نَهَى النَّبِيُّ صَلَّى اللهُ عَلَيْهِ وَسَلَّمَ أَنْ يَبِيْعَ بَعْضُكُمْ عَلَى بَيْعِ بَعْضٍ، وَلاَ يَخْطُبَ الرَّجُلُ عَلَى خِطْبَةِ أَخِيْهِ، حَتَّى يَتْرُكَ الْخَاطِبُ قَبْلَهُ أَوْ يَأْذَنَ لَهُ الْخَاطِبُ

Nabi shallallaahu ‘alaihi wa sallam melarang seseorang membeli barang yang sedang ditawar (untuk dibeli) oleh saudaranya, dan melarang seseorang meminang wanita yang telah dipinang sampai orang yang meminangnya itu meninggalkannya atau mengizinkannya.

Dari hadits diatas mayoritas ulama' menyimpulkan bahwa hukum dari tunangan adalah mubah.[2]
Namun sebagian ulama' cenderung memandang bahwa tunangan itu hukumnya sunah, dalam mazhab syafi'i telah pasti diketahui bahwa tunangan dihukumi sebagai sebuah perkaramustahab (disukai).[3]

Hal ini dengan alasan bahwa akad nikah adalah perjanjian luar biasa bukan seperti akad-akad yang lain, sehingga disunahkan didahului khitbah sebagai periode penyesuaian kedua mempelai dan masa persiapan untuk menuju mahligai rumah tanggapun akan lebih mantap.   

Kadar yang boleh dilihat dari wanita yang dipinang

Mayoritas ulama mazhab berpendapat bahwa yang boleh dilihat dari anggota tubuh wanita yang dipinang hanyalah wajah dan kedua telapak tangan,[4] dalilnya adalah : 

وَلأ يُبْدِ يْنَ زِيْنَتَهُنَّ أِلأَّ مَا ظَهَرَ مِنْهَا
“Dan janganlah menampakkan perhiasan (auratnya), kecuali apa yang biasa terlihat darinnya. (QS.  An-Nur : 31)

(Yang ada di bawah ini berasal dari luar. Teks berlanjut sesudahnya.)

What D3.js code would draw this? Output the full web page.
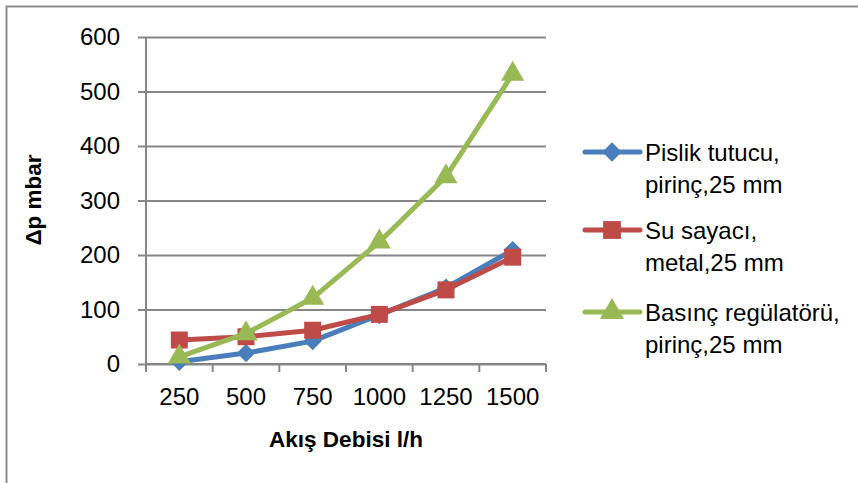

 Sedangkan sebagian ulama Hanabilah membolehkan melihat bagian tubuh wanita yang dipinang sebatas yang tampak disaat bekerja di rumah, seperti wajah, kedua telapak tangan, leher, kepala, kedua tumit kaki, dan sebagainya.  Tidak boleh memandang anggota tubuh yang pada umumnya tertutup seperti dada, punggung, dan sesamanya.  Dalilnya adalah riwayat  dimana Nabi memperbolehkan seorang sahabat memandang wanita tanpa sepengetahuannya.  Diketahui bahwa beliau mengizinkan memandang segala yang tampak pada umumnya.  Oleh karena itu, tidak mungkin hanya memandang wajah, kemudian diperbolehkan memandang yang lain karena sama-sama tampak seperti halnya wajah.[5]
           
Sedangkan Hanafiyyah membolehkan laki-laki yang meminang untuk melihat wajah, telapak tangan dan telapak kaki.[6]

Wallahu a’lam bis Shawwab.


[1] Al Mausu'ah Fiqhiyyah al Kuwaitiyyah (19/190).
[2] Al Mausu'ah Fiqhiyyah al Kuwaitiyyah (19/190)
[3] Nihayatul Muhtaj (6/198).
[4] Bidayat Al-Mujtahid (2/3).
[5] Al Mughni (6/554).
[6] Al Mausu’ah al Fiqhiyyah al Kuwaitiyyah (19/199).